Lower panel: the $v_{\mathrm{los}}-r_p$ phase space distribution (in logarithmic scale) as measured using halo catalogs constructed from $N$-body simulations in $\Lambda \mathrm{CDM}$ (see also 7); we considered primary halos (“clusters”) with masses $\ge {10}^{14}{M}_{\odot }/h$ and secondary halos (“galaxies”) in the range $3\times {10}^{13}\le M\le {10}^{14}{M}_{\odot }/h$. Upper panel: the dispersion of the line-of-sight velocity distribution ${\sigma }_{v_{\mathrm{los}}}$ as function of $r_p$. The data points with error bars are computed from the simulation results in the lower panel, while the solid curve is our analytical model prediction. The error bars are scaled to mimic the measurement accuracies for a spectroscopic survey of 2000 sq degrees over $0.2<z<0.4$.

Figure 2

Upper panel: ratio of the velocity dispersion ${\sigma }_v$ along the line of sight measured around halos with $M_{300}>{10}^{14}{M}_{\odot }/h$ in $f(R)$ simulations to that measured around halos of the same mass in $\Lambda \mathrm{CDM}$ simulations.

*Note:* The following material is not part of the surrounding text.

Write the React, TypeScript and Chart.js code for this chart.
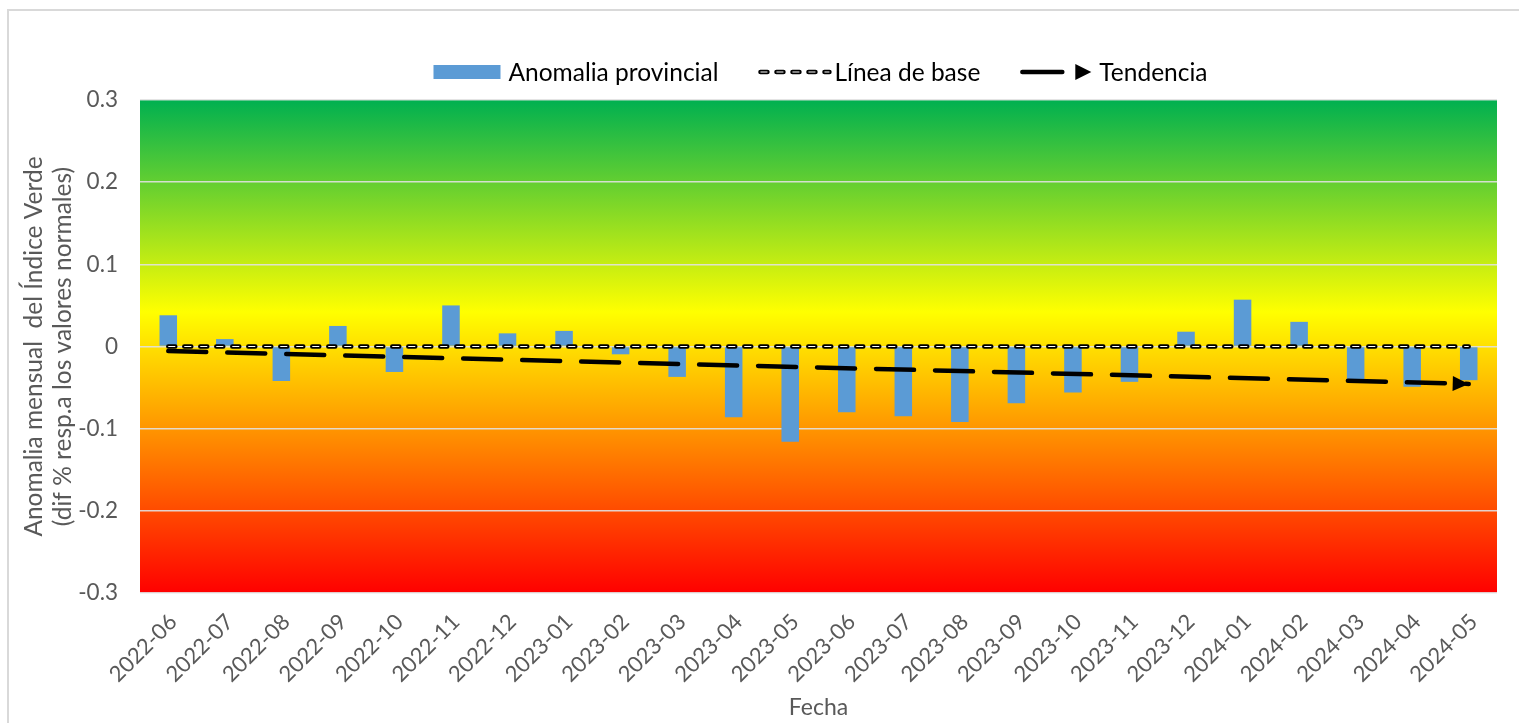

The error bars are estimated from the simulations, as in Fig. 1, for a spectroscopic survey of 2000 sq degrees. Lower panel: ratio of the enclosed projected mass profiles of the same halos in $f(R)$ and $\Lambda \mathrm{CDM}$ simulations. This is approximately what stacked lensing would measure. The shaded region indicates the range of statistical uncertainties for an imaging survey of the same area (see text).

Figure 3

Same as Fig. 2, but for DGP models (see text).